## Start Supplied material

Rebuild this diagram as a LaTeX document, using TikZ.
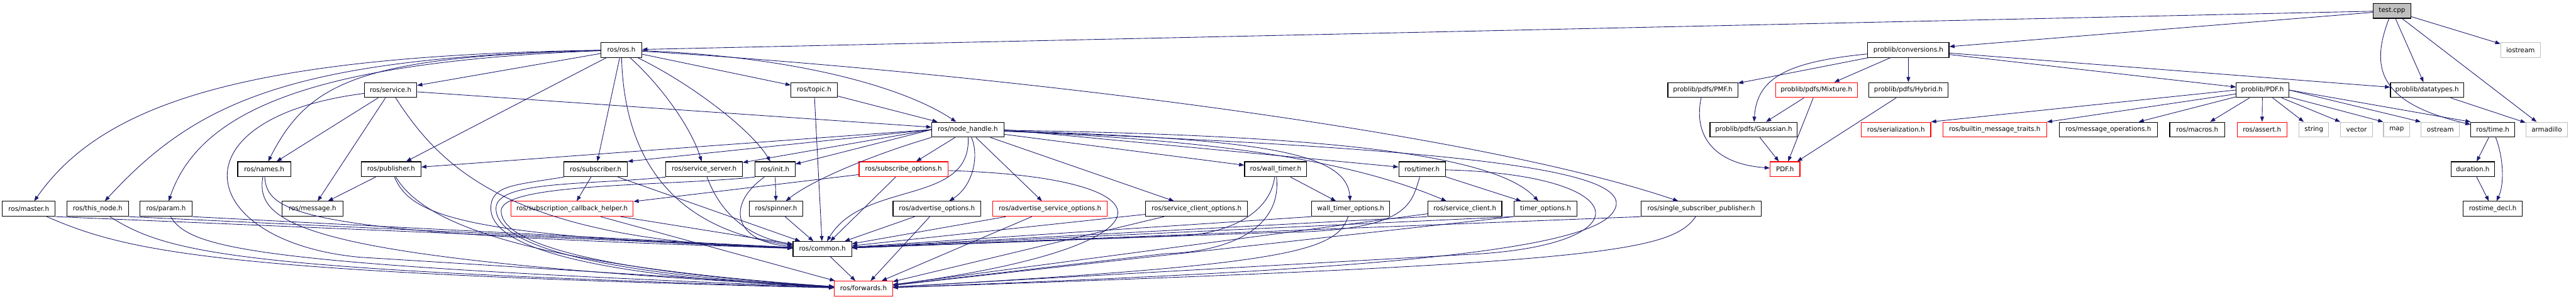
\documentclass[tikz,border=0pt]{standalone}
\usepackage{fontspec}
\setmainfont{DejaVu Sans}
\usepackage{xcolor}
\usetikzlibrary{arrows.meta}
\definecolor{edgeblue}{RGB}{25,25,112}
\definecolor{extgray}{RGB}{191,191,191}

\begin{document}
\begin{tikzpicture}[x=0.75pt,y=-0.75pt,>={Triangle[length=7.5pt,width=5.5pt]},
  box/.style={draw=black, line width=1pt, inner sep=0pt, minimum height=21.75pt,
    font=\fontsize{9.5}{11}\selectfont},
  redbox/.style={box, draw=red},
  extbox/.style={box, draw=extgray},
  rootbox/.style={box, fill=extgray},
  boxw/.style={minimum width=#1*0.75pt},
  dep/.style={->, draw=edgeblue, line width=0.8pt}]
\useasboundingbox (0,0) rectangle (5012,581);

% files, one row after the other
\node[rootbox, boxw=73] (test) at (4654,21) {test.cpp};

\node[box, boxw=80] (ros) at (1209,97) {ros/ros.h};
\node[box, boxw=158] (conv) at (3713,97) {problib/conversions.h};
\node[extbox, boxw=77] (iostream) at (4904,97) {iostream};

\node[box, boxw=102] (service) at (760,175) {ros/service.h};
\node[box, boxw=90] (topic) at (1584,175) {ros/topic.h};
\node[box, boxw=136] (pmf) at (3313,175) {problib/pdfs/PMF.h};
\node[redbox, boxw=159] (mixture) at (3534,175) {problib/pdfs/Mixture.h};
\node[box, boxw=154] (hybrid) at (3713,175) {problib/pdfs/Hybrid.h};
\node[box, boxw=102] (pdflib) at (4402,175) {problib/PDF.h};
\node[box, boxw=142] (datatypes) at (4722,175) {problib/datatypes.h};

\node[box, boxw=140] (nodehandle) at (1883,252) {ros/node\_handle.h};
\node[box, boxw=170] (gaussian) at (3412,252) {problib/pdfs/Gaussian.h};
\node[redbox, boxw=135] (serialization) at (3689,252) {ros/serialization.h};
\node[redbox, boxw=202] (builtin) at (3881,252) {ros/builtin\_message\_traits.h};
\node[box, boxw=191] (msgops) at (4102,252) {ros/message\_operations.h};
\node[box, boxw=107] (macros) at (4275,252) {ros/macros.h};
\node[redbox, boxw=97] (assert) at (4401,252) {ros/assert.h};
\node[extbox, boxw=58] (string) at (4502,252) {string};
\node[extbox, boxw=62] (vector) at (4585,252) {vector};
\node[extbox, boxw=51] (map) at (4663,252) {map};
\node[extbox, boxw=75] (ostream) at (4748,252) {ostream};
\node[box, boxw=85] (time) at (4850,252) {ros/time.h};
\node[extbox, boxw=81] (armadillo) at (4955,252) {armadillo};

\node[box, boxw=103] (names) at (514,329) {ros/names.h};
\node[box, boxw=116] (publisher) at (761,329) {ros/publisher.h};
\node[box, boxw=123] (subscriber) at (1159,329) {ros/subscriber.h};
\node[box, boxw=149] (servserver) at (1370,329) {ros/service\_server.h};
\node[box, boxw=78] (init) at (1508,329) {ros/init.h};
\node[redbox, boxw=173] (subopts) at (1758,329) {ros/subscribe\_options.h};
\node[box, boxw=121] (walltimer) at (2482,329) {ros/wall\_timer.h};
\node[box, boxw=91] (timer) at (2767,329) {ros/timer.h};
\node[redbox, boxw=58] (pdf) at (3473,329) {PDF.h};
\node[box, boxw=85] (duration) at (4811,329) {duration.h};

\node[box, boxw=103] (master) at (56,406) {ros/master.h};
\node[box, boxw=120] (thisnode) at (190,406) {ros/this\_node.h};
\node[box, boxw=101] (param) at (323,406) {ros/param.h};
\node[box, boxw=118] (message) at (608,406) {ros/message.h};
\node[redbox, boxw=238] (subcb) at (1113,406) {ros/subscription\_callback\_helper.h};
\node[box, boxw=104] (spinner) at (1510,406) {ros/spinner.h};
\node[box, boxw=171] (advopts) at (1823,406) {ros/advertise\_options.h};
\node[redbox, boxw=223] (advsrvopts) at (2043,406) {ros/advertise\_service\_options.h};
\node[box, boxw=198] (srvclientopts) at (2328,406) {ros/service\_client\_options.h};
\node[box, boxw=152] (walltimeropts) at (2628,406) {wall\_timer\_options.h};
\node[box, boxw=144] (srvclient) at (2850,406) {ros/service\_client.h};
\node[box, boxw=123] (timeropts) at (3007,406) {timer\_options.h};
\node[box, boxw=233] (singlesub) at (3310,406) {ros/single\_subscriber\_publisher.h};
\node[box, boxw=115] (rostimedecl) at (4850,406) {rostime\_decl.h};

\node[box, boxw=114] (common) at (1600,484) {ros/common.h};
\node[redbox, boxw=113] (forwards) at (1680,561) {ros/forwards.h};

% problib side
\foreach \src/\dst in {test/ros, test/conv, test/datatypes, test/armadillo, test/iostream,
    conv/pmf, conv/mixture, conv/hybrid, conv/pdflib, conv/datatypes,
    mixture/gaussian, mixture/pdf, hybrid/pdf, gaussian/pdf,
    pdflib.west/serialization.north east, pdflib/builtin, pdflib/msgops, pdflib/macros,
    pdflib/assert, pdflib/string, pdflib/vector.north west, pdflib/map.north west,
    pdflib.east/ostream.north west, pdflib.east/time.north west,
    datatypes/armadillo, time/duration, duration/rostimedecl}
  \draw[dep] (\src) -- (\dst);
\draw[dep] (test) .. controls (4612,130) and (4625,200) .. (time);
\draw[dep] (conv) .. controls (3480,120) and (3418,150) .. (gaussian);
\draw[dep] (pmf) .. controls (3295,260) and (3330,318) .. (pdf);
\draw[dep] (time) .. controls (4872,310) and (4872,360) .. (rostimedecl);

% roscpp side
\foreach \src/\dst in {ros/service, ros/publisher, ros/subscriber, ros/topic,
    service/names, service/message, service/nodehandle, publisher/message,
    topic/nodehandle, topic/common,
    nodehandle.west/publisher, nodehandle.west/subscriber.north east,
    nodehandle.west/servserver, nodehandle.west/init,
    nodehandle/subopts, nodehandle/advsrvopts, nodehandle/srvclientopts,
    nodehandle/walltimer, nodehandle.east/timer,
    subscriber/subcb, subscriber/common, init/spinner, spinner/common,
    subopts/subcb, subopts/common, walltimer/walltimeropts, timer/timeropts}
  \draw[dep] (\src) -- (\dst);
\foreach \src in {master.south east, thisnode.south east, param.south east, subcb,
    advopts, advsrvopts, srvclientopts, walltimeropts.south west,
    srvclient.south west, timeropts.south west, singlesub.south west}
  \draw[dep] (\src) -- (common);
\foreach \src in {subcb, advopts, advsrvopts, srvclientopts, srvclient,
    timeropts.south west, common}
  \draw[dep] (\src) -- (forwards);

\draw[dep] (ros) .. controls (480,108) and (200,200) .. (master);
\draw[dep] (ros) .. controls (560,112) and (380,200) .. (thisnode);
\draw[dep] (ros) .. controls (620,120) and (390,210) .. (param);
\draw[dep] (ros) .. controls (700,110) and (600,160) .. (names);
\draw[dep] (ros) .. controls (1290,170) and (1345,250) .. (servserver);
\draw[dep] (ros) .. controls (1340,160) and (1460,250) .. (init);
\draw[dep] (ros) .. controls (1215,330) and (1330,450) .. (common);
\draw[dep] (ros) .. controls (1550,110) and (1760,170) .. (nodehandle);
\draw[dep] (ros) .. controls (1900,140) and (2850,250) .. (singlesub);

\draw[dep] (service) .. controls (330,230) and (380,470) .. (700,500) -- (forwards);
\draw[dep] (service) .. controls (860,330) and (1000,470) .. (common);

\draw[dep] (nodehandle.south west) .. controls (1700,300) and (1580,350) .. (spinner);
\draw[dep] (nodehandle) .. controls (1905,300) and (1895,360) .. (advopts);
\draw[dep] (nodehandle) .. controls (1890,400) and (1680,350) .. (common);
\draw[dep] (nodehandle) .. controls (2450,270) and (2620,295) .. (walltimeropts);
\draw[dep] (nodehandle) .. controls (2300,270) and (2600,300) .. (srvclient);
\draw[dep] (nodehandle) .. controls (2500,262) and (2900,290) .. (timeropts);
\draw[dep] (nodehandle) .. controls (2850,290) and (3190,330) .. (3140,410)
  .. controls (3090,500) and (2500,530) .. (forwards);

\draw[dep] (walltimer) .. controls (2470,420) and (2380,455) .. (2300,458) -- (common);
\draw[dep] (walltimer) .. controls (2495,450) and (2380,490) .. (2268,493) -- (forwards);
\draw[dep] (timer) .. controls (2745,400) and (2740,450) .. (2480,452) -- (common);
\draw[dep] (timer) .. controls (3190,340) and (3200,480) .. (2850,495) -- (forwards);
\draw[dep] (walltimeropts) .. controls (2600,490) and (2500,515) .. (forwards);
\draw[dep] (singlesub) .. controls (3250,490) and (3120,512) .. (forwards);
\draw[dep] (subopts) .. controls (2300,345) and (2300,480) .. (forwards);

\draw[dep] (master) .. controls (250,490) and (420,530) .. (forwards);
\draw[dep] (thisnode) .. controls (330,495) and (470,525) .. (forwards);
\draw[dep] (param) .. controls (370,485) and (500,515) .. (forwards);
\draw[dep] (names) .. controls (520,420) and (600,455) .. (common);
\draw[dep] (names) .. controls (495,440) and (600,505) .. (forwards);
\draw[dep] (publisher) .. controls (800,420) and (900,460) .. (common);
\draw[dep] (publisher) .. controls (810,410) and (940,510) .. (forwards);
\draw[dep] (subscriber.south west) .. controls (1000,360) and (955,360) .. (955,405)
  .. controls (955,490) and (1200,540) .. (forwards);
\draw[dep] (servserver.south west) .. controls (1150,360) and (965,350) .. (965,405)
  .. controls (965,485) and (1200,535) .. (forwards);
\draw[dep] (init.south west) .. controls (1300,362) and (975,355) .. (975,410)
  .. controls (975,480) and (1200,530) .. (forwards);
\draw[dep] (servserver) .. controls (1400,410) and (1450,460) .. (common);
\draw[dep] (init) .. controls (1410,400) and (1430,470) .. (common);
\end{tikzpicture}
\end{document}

## End Supplied material

Repeat only the lines between the start of the data and the line with "boxw=73] (test) at", including those two lines, and skip the pictures.

Rebuild this diagram as a LaTeX document, using TikZ.
\documentclass[tikz,border=0pt]{standalone}
\usepackage{fontspec}
\setmainfont{DejaVu Sans}
\usepackage{xcolor}
\usetikzlibrary{arrows.meta}
\definecolor{edgeblue}{RGB}{25,25,112}
\definecolor{extgray}{RGB}{191,191,191}

\begin{document}
\begin{tikzpicture}[x=0.75pt,y=-0.75pt,>={Triangle[length=7.5pt,width=5.5pt]},
  box/.style={draw=black, line width=1pt, inner sep=0pt, minimum height=21.75pt,
    font=\fontsize{9.5}{11}\selectfont},
  redbox/.style={box, draw=red},
  extbox/.style={box, draw=extgray},
  rootbox/.style={box, fill=extgray},
  boxw/.style={minimum width=#1*0.75pt},
  dep/.style={->, draw=edgeblue, line width=0.8pt}]
\useasboundingbox (0,0) rectangle (5012,581);

% files, one row after the other
\node[rootbox, boxw=73] (test) at (4654,21) {test.cpp};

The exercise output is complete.